According to the TCM website, Ashton-Wolfe was under investigation by the British and French authorities for fraud in 1932. If this is true, he was never arrested. He continued to write stories for American Weekly until 1940. However, the authorities of another country did apprehend him. Ashton-Wolfe made the mistake of residing in San Remo, Italy. In June 1940, Benito Mussolini declared war on the British Empire. Ashton-Wolfe was interred as an enemy alien.

When the Allies invaded Italy in 1943, they located Ashton-Wolfe. In January 1944, he told an horrific account of his incarceration by the Fascists to the London Times. He does not seem to have written any new stories after World War II, although some of his earlier tales were published in South Africa during the 1950's. He died at the age of 78 in Sussex during July 1959.

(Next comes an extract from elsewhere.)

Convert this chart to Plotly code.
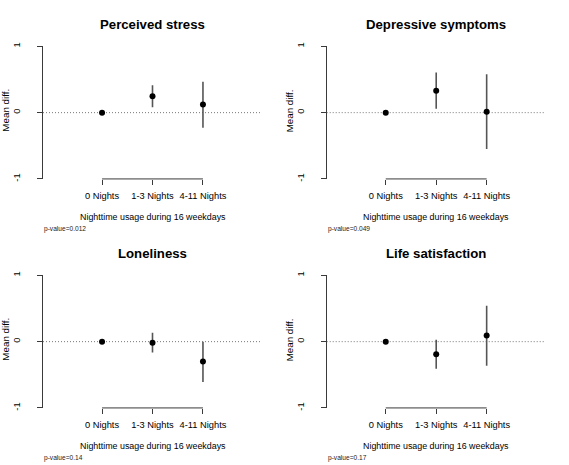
import plotly.graph_objects as go

# ---------------- data ----------------
categories = ["0 Nights", "1-3 Nights", "4-11 Nights"]
panel_titles = ["Perceived stress", "Depressive symptoms", "Loneliness", "Life satisfaction"]
p_values = ["0.012", "0.049", "0.14", "0.17"]
y_ticks = [-1, 0, 1]
x_title = "Nighttime usage during 16 weekdays"
y_title = "Mean diff."

stress_mean = [0.0, 0.247, 0.124]
stress_lo = [0.0, 0.080, -0.227]
stress_hi = [0.0, 0.415, 0.465]

depress_mean = [0.0, 0.332, 0.015]
depress_lo = [0.0, 0.059, -0.548]
depress_hi = [0.0, 0.604, 0.578]

lonely_mean = [0.0, -0.015, -0.301]
lonely_lo = [0.0, -0.163, -0.608]
lonely_hi = [0.0, 0.133, 0.000]

life_mean = [0.0, -0.189, 0.094]
life_lo = [0.0, -0.410, -0.362]
life_hi = [0.0, 0.030, 0.543]

series = [
    (stress_mean, stress_lo, stress_hi),
    (depress_mean, depress_lo, depress_hi),
    (lonely_mean, lonely_lo, lonely_hi),
    (life_mean, life_lo, life_hi),
]

# ---------------- layout geometry (pixels) ----------------
W, H = 569, 465
col_left = [43.0, 326.7]
plot_w = 219.0
row_top = [43.0, 275.5]
plot_h = 134.6
FONT = "Liberation Sans, Arial, Helvetica, sans-serif"
AX = "#3a3a3a"

def px_x(p):
    return p / W

def px_y(p):
    return 1 - p / H

fig = go.Figure()
annotations = []
shapes = []

for i, (mean, lo, hi) in enumerate(series):
    r, c = divmod(i, 2)
    left = col_left[c]
    top = row_top[r]
    bottom = top + plot_h
    n = i + 1
    xa = "x" if n == 1 else f"x{n}"
    ya = "y" if n == 1 else f"y{n}"
    xkey = "xaxis" if n == 1 else f"xaxis{n}"
    ykey = "yaxis" if n == 1 else f"yaxis{n}"

    plus = [h - m for h, m in zip(hi, mean)]
    minus = [m - l for m, l in zip(mean, lo)]

    fig.add_trace(go.Scatter(
        x=categories, y=mean, mode="markers",
        marker=dict(color="black", size=6),
        error_y=dict(type="data", array=plus, arrayminus=minus,
                     width=0, thickness=1.6, color="#555555", symmetric=False),
        xaxis=xa, yaxis=ya, showlegend=False, hoverinfo="skip",
    ))

    fig.layout[xkey] = dict(
        domain=[px_x(left), px_x(left + plot_w)],
        anchor=ya, type="category", categoryorder="array", categoryarray=categories,
        range=[-1.17, len(categories) - 1 + 1.17],
        showline=False, showgrid=False, zeroline=False,
        ticks="outside", ticklen=5, tickwidth=1, tickcolor=AX,
        tickfont=dict(family=FONT, size=9.3, color="black"),
        ticklabelstandoff=3,
        fixedrange=True,
    )
    fig.layout[ykey] = dict(
        domain=[px_y(bottom), px_y(top)],
        anchor=xa, range=[-1, 1],
        tickvals=y_ticks, ticktext=[str(v) for v in y_ticks],
        showline=True, linecolor=AX, linewidth=1,
        showgrid=False, zeroline=False,
        ticks="outside", ticklen=5, tickwidth=1, tickcolor=AX,
        tickangle=-90,
        tickfont=dict(family=FONT, size=9.3, color="black"),
        ticklabelstandoff=13,
        fixedrange=True,
    )

    # x axis line spanning first to last category (R style)
    shapes.append(dict(type="line", xref=xa, yref=f"{ya} domain",
                       x0=0, x1=len(categories) - 1, y0=0, y1=0,
                       line=dict(color=AX, width=1)))
    # dotted reference line at 0
    shapes.append(dict(type="line", xref=f"{xa} domain", yref=ya,
                       x0=0, x1=1, y0=0, y1=0,
                       line=dict(color="#777777", width=1, dash="1px,2px"),
                       layer="below"))

    cx = left + plot_w / 2
    annotations.append(dict(text=panel_titles[i], x=px_x(cx), y=px_y(top - 22.5),
                            xref="paper", yref="paper", showarrow=False,
                            xanchor="center", yanchor="middle",
                            font=dict(family=FONT, size=13.2, color="black", weight="bold")))
    annotations.append(dict(text=x_title, x=px_x(cx), y=px_y(bottom + 38.3),
                            xref="paper", yref="paper", showarrow=False,
                            xanchor="center", yanchor="middle",
                            font=dict(family=FONT, size=8.9, color="black")))
    annotations.append(dict(text=y_title, x=px_x(left - 37), y=px_y(top + plot_h / 2 - 2),
                            xref="paper", yref="paper", showarrow=False, textangle=-90,
                            xanchor="center", yanchor="middle",
                            font=dict(family=FONT, size=9.8, color="black")))
    annotations.append(dict(text=f"p-value={p_values[i]}", x=px_x(left - 1), y=px_y(bottom + 51.3),
                            xref="paper", yref="paper", showarrow=False,
                            xanchor="left", yanchor="middle",
                            font=dict(family=FONT, size=6.6, color="#222222")))

fig.update_layout(
    width=W, height=H,
    margin=dict(l=0, r=0, t=0, b=0),
    paper_bgcolor="white", plot_bgcolor="white",
    annotations=annotations, shapes=shapes,
)

fig.write_html("out.html", config={"displayModeBar": False},
               post_script="document.body.style.margin='0';document.body.style.overflow='hidden';")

Hanoi Shan had largely been forgotten until the false theory that this "real-life" mastermind was the basis for Sax Rohmer’s Fu Manchu was circulated. The idea was first proposed in John Harwood’s "Speculations on the Origin of Dr. Fu Manchu" (The Rohmer Review #2, January 1969). Doc Savage: His Apocalyptic Life (1973) by Philip José Farmer widely publicized the premise that Hanoi Shan’s crimes influenced Fu Manchu. In actuality, the popularity of Rohmer’s novels prompted Ashton-Wolfe to create Hanoi Shan.

This collection reprints all seven known stories about Hanoi Shan. The three tales that appeared solely in American Weekly bore no titles. Based on internal evidence, I have given them titles. "The Return of Hanoi Shan" was serialized in 2 two parts (November 8 and 15, 1931). "The Mystery of the Stolen Portraits" appeared in the issue dated December 6, 1931, while "The Whirling Madness" comes from the issue dated April 12, 1936.